## Task prompt
Reproduce the listing word for word, leaving every picture behind.

## Material provided
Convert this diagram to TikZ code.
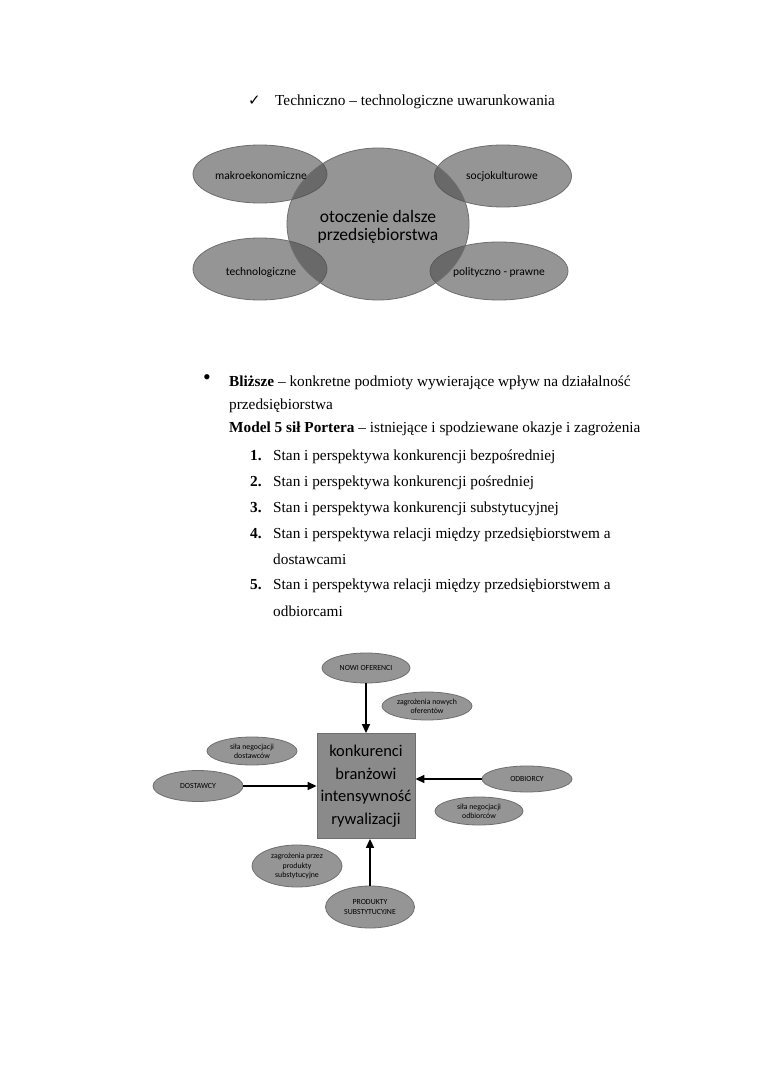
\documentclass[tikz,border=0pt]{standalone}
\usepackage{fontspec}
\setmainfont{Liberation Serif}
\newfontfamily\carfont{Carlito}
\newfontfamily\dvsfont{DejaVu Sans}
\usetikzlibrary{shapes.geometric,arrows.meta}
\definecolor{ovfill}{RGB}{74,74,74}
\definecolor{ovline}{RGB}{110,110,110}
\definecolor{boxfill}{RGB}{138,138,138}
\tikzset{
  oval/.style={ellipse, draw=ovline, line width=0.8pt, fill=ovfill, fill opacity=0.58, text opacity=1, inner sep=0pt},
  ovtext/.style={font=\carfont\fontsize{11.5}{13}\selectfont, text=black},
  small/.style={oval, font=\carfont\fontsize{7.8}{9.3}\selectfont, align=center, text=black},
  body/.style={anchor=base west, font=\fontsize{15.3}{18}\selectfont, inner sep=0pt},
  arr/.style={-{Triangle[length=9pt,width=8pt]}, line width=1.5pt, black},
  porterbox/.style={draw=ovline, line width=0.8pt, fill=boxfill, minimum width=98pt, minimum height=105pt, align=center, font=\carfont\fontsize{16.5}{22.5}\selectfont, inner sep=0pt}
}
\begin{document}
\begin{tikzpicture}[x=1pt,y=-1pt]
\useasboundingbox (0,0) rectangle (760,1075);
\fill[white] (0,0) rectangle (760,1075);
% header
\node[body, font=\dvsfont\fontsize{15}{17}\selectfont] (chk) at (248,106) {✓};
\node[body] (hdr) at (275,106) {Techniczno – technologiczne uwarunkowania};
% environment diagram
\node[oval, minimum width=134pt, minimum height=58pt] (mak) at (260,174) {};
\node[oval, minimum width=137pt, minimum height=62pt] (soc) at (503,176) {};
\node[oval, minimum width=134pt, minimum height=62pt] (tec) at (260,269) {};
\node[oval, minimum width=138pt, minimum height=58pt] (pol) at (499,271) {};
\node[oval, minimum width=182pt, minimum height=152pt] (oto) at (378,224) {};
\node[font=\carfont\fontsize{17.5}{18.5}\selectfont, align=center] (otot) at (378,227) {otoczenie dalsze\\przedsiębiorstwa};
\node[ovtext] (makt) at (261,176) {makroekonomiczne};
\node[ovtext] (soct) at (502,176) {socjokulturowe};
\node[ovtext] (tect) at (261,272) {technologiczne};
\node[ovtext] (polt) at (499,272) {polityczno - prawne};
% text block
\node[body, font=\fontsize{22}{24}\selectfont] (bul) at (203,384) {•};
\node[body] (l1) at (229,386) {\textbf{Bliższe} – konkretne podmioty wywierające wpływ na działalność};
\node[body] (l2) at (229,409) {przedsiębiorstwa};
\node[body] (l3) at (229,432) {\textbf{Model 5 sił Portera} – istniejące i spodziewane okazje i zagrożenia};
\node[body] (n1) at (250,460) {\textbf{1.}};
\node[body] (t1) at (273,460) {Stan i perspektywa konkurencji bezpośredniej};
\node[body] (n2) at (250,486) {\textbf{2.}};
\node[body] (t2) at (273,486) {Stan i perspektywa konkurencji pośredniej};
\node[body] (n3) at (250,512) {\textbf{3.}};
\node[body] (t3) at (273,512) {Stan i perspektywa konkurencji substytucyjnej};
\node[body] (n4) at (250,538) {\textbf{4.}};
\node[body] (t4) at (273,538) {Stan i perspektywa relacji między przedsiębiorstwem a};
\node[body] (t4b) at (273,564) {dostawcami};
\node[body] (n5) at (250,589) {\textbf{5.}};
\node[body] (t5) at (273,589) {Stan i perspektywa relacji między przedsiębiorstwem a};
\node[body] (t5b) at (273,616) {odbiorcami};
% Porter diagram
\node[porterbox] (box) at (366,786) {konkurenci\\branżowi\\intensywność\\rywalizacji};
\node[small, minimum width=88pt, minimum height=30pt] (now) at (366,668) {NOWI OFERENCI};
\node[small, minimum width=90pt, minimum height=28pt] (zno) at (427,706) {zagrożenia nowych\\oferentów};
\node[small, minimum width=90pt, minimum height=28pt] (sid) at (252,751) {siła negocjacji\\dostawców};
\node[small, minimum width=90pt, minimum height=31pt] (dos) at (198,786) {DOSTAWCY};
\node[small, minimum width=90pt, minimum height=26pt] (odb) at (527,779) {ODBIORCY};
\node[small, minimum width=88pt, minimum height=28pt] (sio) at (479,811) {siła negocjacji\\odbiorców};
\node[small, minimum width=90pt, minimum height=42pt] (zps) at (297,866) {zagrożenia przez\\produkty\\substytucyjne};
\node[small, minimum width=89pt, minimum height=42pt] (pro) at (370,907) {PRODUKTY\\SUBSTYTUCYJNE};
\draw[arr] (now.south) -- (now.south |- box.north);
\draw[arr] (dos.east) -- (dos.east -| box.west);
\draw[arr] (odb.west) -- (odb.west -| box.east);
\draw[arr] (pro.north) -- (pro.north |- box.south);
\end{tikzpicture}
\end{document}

## Exercise solution
Convert this diagram to TikZ code.
\documentclass[tikz,border=0pt]{standalone}
\usepackage{fontspec}
\setmainfont{Liberation Serif}
\newfontfamily\carfont{Carlito}
\newfontfamily\dvsfont{DejaVu Sans}
\usetikzlibrary{shapes.geometric,arrows.meta}
\definecolor{ovfill}{RGB}{74,74,74}
\definecolor{ovline}{RGB}{110,110,110}
\definecolor{boxfill}{RGB}{138,138,138}
\tikzset{
  oval/.style={ellipse, draw=ovline, line width=0.8pt, fill=ovfill, fill opacity=0.58, text opacity=1, inner sep=0pt},
  ovtext/.style={font=\carfont\fontsize{11.5}{13}\selectfont, text=black},
  small/.style={oval, font=\carfont\fontsize{7.8}{9.3}\selectfont, align=center, text=black},
  body/.style={anchor=base west, font=\fontsize{15.3}{18}\selectfont, inner sep=0pt},
  arr/.style={-{Triangle[length=9pt,width=8pt]}, line width=1.5pt, black},
  porterbox/.style={draw=ovline, line width=0.8pt, fill=boxfill, minimum width=98pt, minimum height=105pt, align=center, font=\carfont\fontsize{16.5}{22.5}\selectfont, inner sep=0pt}
}
\begin{document}
\begin{tikzpicture}[x=1pt,y=-1pt]
\useasboundingbox (0,0) rectangle (760,1075);
\fill[white] (0,0) rectangle (760,1075);
% header
\node[body, font=\dvsfont\fontsize{15}{17}\selectfont] (chk) at (248,106) {✓};
\node[body] (hdr) at (275,106) {Techniczno – technologiczne uwarunkowania};
% environment diagram
\node[oval, minimum width=134pt, minimum height=58pt] (mak) at (260,174) {};
\node[oval, minimum width=137pt, minimum height=62pt] (soc) at (503,176) {};
\node[oval, minimum width=134pt, minimum height=62pt] (tec) at (260,269) {};
\node[oval, minimum width=138pt, minimum height=58pt] (pol) at (499,271) {};
\node[oval, minimum width=182pt, minimum height=152pt] (oto) at (378,224) {};
\node[font=\carfont\fontsize{17.5}{18.5}\selectfont, align=center] (otot) at (378,227) {otoczenie dalsze\\przedsiębiorstwa};
\node[ovtext] (makt) at (261,176) {makroekonomiczne};
\node[ovtext] (soct) at (502,176) {socjokulturowe};
\node[ovtext] (tect) at (261,272) {technologiczne};
\node[ovtext] (polt) at (499,272) {polityczno - prawne};
% text block
\node[body, font=\fontsize{22}{24}\selectfont] (bul) at (203,384) {•};
\node[body] (l1) at (229,386) {\textbf{Bliższe} – konkretne podmioty wywierające wpływ na działalność};
\node[body] (l2) at (229,409) {przedsiębiorstwa};
\node[body] (l3) at (229,432) {\textbf{Model 5 sił Portera} – istniejące i spodziewane okazje i zagrożenia};
\node[body] (n1) at (250,460) {\textbf{1.}};
\node[body] (t1) at (273,460) {Stan i perspektywa konkurencji bezpośredniej};
\node[body] (n2) at (250,486) {\textbf{2.}};
\node[body] (t2) at (273,486) {Stan i perspektywa konkurencji pośredniej};
\node[body] (n3) at (250,512) {\textbf{3.}};
\node[body] (t3) at (273,512) {Stan i perspektywa konkurencji substytucyjnej};
\node[body] (n4) at (250,538) {\textbf{4.}};
\node[body] (t4) at (273,538) {Stan i perspektywa relacji między przedsiębiorstwem a};
\node[body] (t4b) at (273,564) {dostawcami};
\node[body] (n5) at (250,589) {\textbf{5.}};
\node[body] (t5) at (273,589) {Stan i perspektywa relacji między przedsiębiorstwem a};
\node[body] (t5b) at (273,616) {odbiorcami};
% Porter diagram
\node[porterbox] (box) at (366,786) {konkurenci\\branżowi\\intensywność\\rywalizacji};
\node[small, minimum width=88pt, minimum height=30pt] (now) at (366,668) {NOWI OFERENCI};
\node[small, minimum width=90pt, minimum height=28pt] (zno) at (427,706) {zagrożenia nowych\\oferentów};
\node[small, minimum width=90pt, minimum height=28pt] (sid) at (252,751) {siła negocjacji\\dostawców};
\node[small, minimum width=90pt, minimum height=31pt] (dos) at (198,786) {DOSTAWCY};
\node[small, minimum width=90pt, minimum height=26pt] (odb) at (527,779) {ODBIORCY};
\node[small, minimum width=88pt, minimum height=28pt] (sio) at (479,811) {siła negocjacji\\odbiorców};
\node[small, minimum width=90pt, minimum height=42pt] (zps) at (297,866) {zagrożenia przez\\produkty\\substytucyjne};
\node[small, minimum width=89pt, minimum height=42pt] (pro) at (370,907) {PRODUKTY\\SUBSTYTUCYJNE};
\draw[arr] (now.south) -- (now.south |- box.north);
\draw[arr] (dos.east) -- (dos.east -| box.west);
\draw[arr] (odb.west) -- (odb.west -| box.east);
\draw[arr] (pro.north) -- (pro.north |- box.south);
\end{tikzpicture}
\end{document}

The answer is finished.